Ken's message echoed the one Milwaukee County Sheriff David Clarke had for motorists on a sunny Wednesday.
"Start thinking now about sharing the road together," Clarke said.
The sheriff cited DOT numbers that show 116 riders died on Wisconsin roads in 2012. That's a number he hopes will drop.
"A bike does not have the advantage of four wheels, nor does it have the protection of an exterior shell around the frame," Clarke said. "They do not have airbags or seat belts."
The sheriff reminded drivers to give bikers a full lane width and avoid riding too closely.
Over at Hal's Harley-Davidson in New Berlin, President Kirk Topel wants riders to take responsibility for themselves.
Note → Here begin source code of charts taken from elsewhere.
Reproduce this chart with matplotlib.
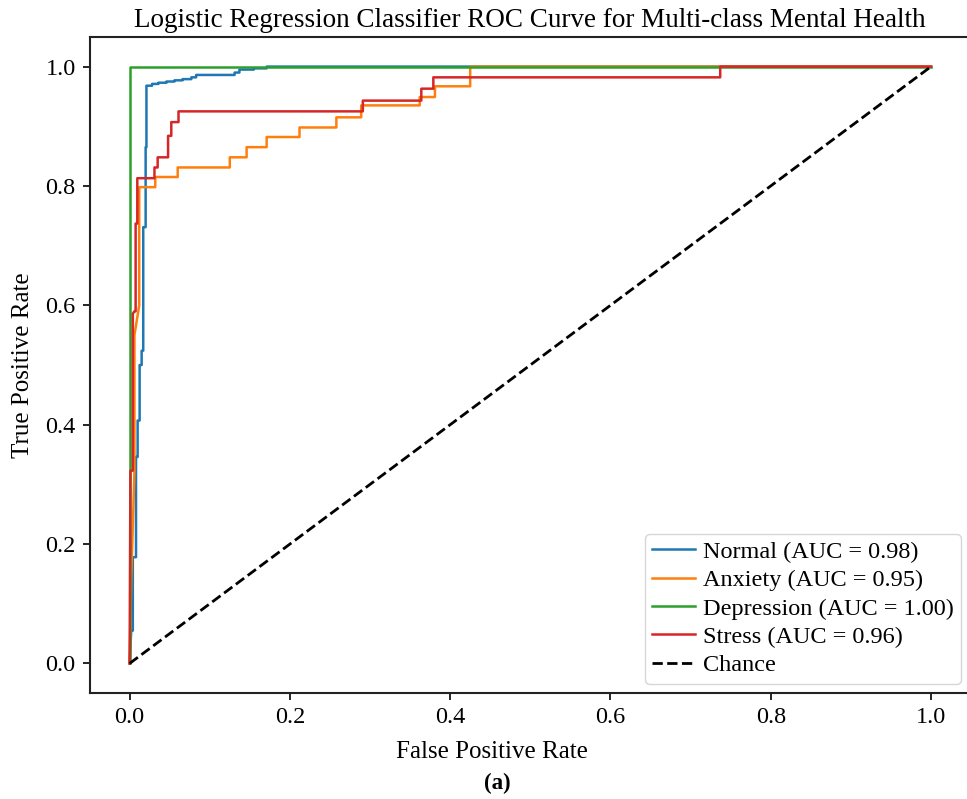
import matplotlib.pyplot as plt

plt.rcParams['font.family'] = ['Liberation Serif', 'DejaVu Serif']

# ROC points per class (false positive rate, true positive rate)
normal_fpr = [0, 0.002, 0.004, 0.004, 0.008, 0.008, 0.010, 0.010, 0.0125, 0.0125,
              0.015, 0.015, 0.017, 0.017, 0.020, 0.020, 0.021, 0.021, 0.028, 0.028,
              0.036, 0.036, 0.046, 0.046, 0.056, 0.056, 0.066, 0.066, 0.077, 0.077,
              0.083, 0.083, 0.131, 0.131, 0.137, 0.137, 0.155, 0.155, 0.171, 0.171, 1.0]
normal_tpr = [0, 0.055, 0.055, 0.178, 0.178, 0.346, 0.346, 0.407, 0.407, 0.500,
              0.500, 0.524, 0.524, 0.731, 0.731, 0.865, 0.865, 0.968, 0.968, 0.971,
              0.971, 0.973, 0.973, 0.975, 0.975, 0.977, 0.977, 0.979, 0.979, 0.982,
              0.982, 0.986, 0.986, 0.990, 0.990, 0.995, 0.995, 0.997, 0.997, 1.0, 1.0]

anxiety_fpr = [0, 0.002, 0.006, 0.006, 0.012, 0.012, 0.032, 0.032, 0.060, 0.060,
               0.125, 0.125, 0.146, 0.146, 0.171, 0.171, 0.212, 0.212, 0.258, 0.258,
               0.289, 0.289, 0.362, 0.362, 0.381, 0.381, 0.425, 0.425, 1.0]
anxiety_tpr = [0, 0.140, 0.320, 0.550, 0.600, 0.798, 0.798, 0.815, 0.815, 0.831,
               0.831, 0.848, 0.848, 0.865, 0.865, 0.882, 0.882, 0.898, 0.898, 0.915,
               0.915, 0.935, 0.935, 0.949, 0.949, 0.967, 0.967, 1.0, 1.0]

depression_fpr = [0, 0, 1.0]
depression_tpr = [0, 1.0, 1.0]

stress_fpr = [0, 0.001, 0.004, 0.004, 0.006, 0.0075, 0.0075, 0.0096, 0.0096, 0.031,
              0.031, 0.035, 0.035, 0.048, 0.048, 0.052, 0.052, 0.061, 0.061, 0.291,
              0.291, 0.364, 0.364, 0.379, 0.379, 0.737, 0.737, 1.0]
stress_tpr = [0, 0.323, 0.323, 0.586, 0.590, 0.590, 0.737, 0.737, 0.813, 0.813,
              0.831, 0.831, 0.848, 0.848, 0.884, 0.884, 0.907, 0.907, 0.925, 0.925,
              0.943, 0.943, 0.963, 0.963, 0.982, 0.982, 1.0, 1.0]

labels = ['Normal', 'Anxiety', 'Depression', 'Stress']
aucs = [0.98, 0.95, 1.00, 0.96]
colors = ['#1f77b4', '#ff7f0e', '#2ca02c', '#d62728']
curves = [(normal_fpr, normal_tpr), (anxiety_fpr, anxiety_tpr),
          (depression_fpr, depression_tpr), (stress_fpr, stress_tpr)]

fig = plt.figure(figsize=(9.67, 7.99), dpi=100)
ax = fig.add_axes([0.0926, 0.1323, 0.9116, 0.8217])

for (fpr, tpr), name, auc, c in zip(curves, labels, aucs, colors):
    ax.plot(fpr, tpr, color=c, lw=1.8, label=f'{name} (AUC = {auc:.2f})')
ax.plot([0, 1], [0, 1], 'k--', lw=2, label='Chance')

ax.set_xlim(-0.05, 1.05)
ax.set_ylim(-0.05, 1.05)
ax.set_xticks([0, 0.2, 0.4, 0.6, 0.8, 1.0])
ax.set_yticks([0, 0.2, 0.4, 0.6, 0.8, 1.0])
ax.tick_params(labelsize=17.5, width=1.2, length=5, pad=5)
for s in ax.spines.values():
    s.set_linewidth(1.5)
    s.set_color('#222222')

ax.set_title('Logistic Regression Classifier ROC Curve for Multi-class Mental Health',
             fontsize=19.5, pad=7)
ax.set_xlabel('False Positive Rate', fontsize=18)
ax.set_ylabel('True Positive Rate', fontsize=18)
ax.xaxis.set_label_coords(0.457, -0.072)
ax.yaxis.set_label_coords(-0.063, 0.5)
ax.legend(loc='lower right', fontsize=17.5, handlelength=1.75, borderpad=0.3,
          labelspacing=0.26, handletextpad=0.35, borderaxespad=0.4)

fig.text(0.514, 0.012, '(a)', fontsize=16.5, fontweight='bold', ha='center')

fig.savefig('out.png')
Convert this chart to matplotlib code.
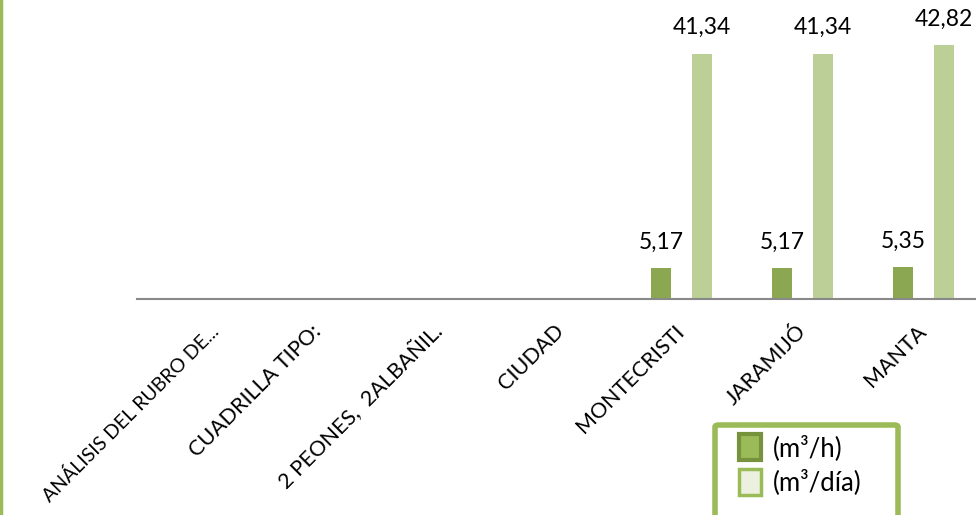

"I've never seen people embrace training as much as they have the last few years," Topel said.
Hal's offers many free seminars on rules and safety.
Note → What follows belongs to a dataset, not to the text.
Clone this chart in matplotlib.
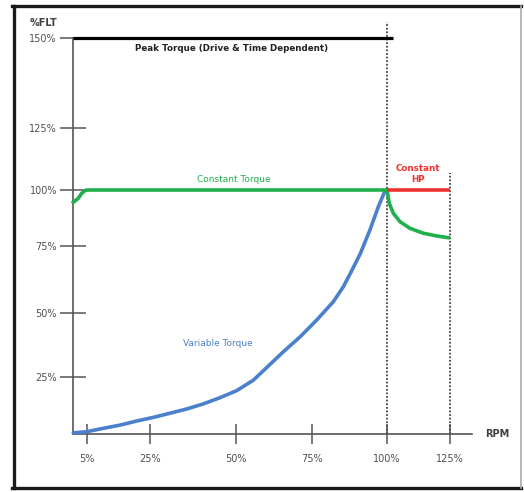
import numpy as np
import matplotlib.pyplot as plt
from matplotlib.lines import Line2D

# axis ticks (% of rated speed / % full load torque)
rpm_ticks = [5, 25, 50, 75, 100, 125]
rpm_labels = ['5%', '25%', '50%', '75%', '100%', '125%']
flt_ticks = [25, 50, 75, 100, 125, 150]
flt_labels = ['25%', '50%', '75%', '100%', '125%', '150%']

# variable torque curve
vt_rpm = [0.1, 4.9, 10.2, 15.5, 20.8, 26.0, 30.8, 35.7, 40.5, 45.3, 50.2, 55.7,
          60.1, 65.6, 71.1, 76.6, 82.1, 85.4, 87.7, 91.0, 94.3, 97.1, 99.3, 100]
vt_flt = [0.5, 1.0, 2.5, 3.9, 5.7, 7.3, 9.1, 11.0, 13.2, 15.9, 19.0, 23.6,
          28.7, 34.9, 40.7, 47.3, 54.2, 59.7, 64.6, 71.9, 82.1, 92.5, 99.5, 100]

# constant torque (green) up to base speed
ct_rpm = [0.1, 1.9, 3.1, 4.3, 5, 100]
ct_flt = [94.5, 96.3, 98.5, 99.7, 100, 100]

# torque falling off above base speed (green)
fw_rpm = [100, 100.9, 102.5, 105.2, 109.1, 114.4, 119.7, 124.3]
fw_flt = [100, 94.1, 89.6, 85.8, 82.9, 80.7, 79.5, 78.7]

# constant HP (red) and peak torque (black)
hp_rpm = [100, 125]
hp_flt = [100, 100]
pk_rpm = [0, 102.4]
pk_flt = [150, 150]

W, H = 524, 492

# the sketch has uneven tick spacing -> piecewise scales
x_knots = [-30, 0, 5, 25, 50, 75, 100, 125, 160]
x_px = [-11, 73, 87, 150, 236, 312, 387, 450, 538]
y_knots = [-40, 0, 25, 50, 75, 100, 125, 150, 170]
y_px = [H - p for p in [525, 434, 377, 313, 246, 190, 128, 38, -34]]

fx = lambda v: np.interp(np.asarray(v, float), x_knots, x_px)
ix = lambda t: np.interp(np.asarray(t, float), x_px, x_knots)
fy = lambda v: np.interp(np.asarray(v, float), y_knots, y_px)
iy = lambda t: np.interp(np.asarray(t, float), y_px, y_knots)

fig = plt.figure(figsize=(W / 100, H / 100), dpi=100)
ax = fig.add_axes([0, 0, 1, 1])
ax.set_xscale('function', functions=(fx, ix))
ax.set_yscale('function', functions=(fy, iy))
ax.set_xlim(float(ix(0)), float(ix(W)))
ax.set_ylim(float(iy(0)), float(iy(H)))
ax.patch.set_alpha(0)

axc = '#555555'
for s in ['top', 'right']:
    ax.spines[s].set_visible(False)
ax.spines['left'].set_position(('data', 0))
ax.spines['bottom'].set_position(('data', 0))
ax.spines['left'].set_bounds(0, 150)
ax.spines['bottom'].set_bounds(0, 133.7)
for s in ['left', 'bottom']:
    ax.spines[s].set_color(axc)
    ax.spines[s].set_linewidth(1.2)

ax.set_xticks(rpm_ticks, rpm_labels)
ax.set_yticks(flt_ticks, flt_labels)
ax.minorticks_off()
ax.tick_params(axis='y', direction='inout', length=18.7, width=1.1, color=axc,
               labelsize=7, labelcolor='#505050', pad=2.2)
ax.tick_params(axis='x', direction='inout', length=14.4, width=1.1, color=axc,
               labelsize=7, labelcolor='#505050', pad=7)

green = '#1fb04c'
red = '#f2302e'
blue = '#4a80cc'

# dotted guides at base speed and max speed
ax.plot([100, 100], [0, 154.4], color='#444444', lw=1.3, ls=(0, (1, 1)), zorder=2)
ax.plot([125, 125], [0, 107], color='#444444', lw=1.3, ls=(0, (1, 1)), zorder=2)

ax.plot(pk_rpm, pk_flt, color='black', lw=2.3, zorder=3, solid_capstyle='butt')
ax.plot(vt_rpm, vt_flt, color=blue, lw=2.6, zorder=3, solid_capstyle='round')
ax.plot(ct_rpm, ct_flt, color=green, lw=2.6, zorder=4)
ax.plot(fw_rpm, fw_flt, color=green, lw=2.6, zorder=3)
ax.plot(hp_rpm, hp_flt, color=red, lw=2.6, zorder=4, solid_capstyle='butt')

ax.text(-5.7, 154.2, '%FLT', ha='right', va='center', fontsize=7,
        fontweight='bold', color='#404040')
ax.text(143.7, 0, 'RPM', ha='center', va='center', fontsize=7,
        fontweight='bold', color='#404040')
ax.text(48.7, 147, 'Peak Torque (Drive & Time Dependent)', ha='center',
        va='center', fontsize=6.3, fontweight='bold', color='#222222')
ax.text(49.4, 104.1, 'Constant Torque', ha='center', va='center',
        fontsize=6.5, color=green)
ax.text(112.3, 106.6, 'Constant\nHP', ha='center', va='center',
        fontsize=6.3, fontweight='bold', color=red, linespacing=1.3)
ax.text(44.8, 37.9, 'Variable Torque', ha='center', va='center',
        fontsize=6.5, color=blue)

# picture frame
tf = fig.transFigure
fig.add_artist(Line2D([13.5 / W, 13.5 / W], [1 - 5.5 / H, 1 - 488 / H], color='#1a1a1a', lw=2.4, transform=tf))
fig.add_artist(Line2D([12 / W, 521 / W], [1 - 5.5 / H, 1 - 5.5 / H], color='#1a1a1a', lw=2.4, transform=tf))
fig.add_artist(Line2D([12 / W, 521 / W], [1 - 488 / H, 1 - 488 / H], color='#1a1a1a', lw=2.4, transform=tf))
fig.add_artist(Line2D([520.5 / W, 520.5 / W], [1 - 5.5 / H, 1 - 488 / H], color='#aaaaaa', lw=1.2, transform=tf))

fig.savefig('out.png', dpi=100)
"It's kind of like basic training for a sports team," Topel said. "You start out the year, you review hand signals. Just refresh the things that should be front of mind when you get out on a bike."
Whether you sit behind a steering wheel or handle bars, Clarke says to save your life and others: stay alert, stay sober and stay off the phone.
"Put the damn phone down and drive before you kill somebody," Clarke said.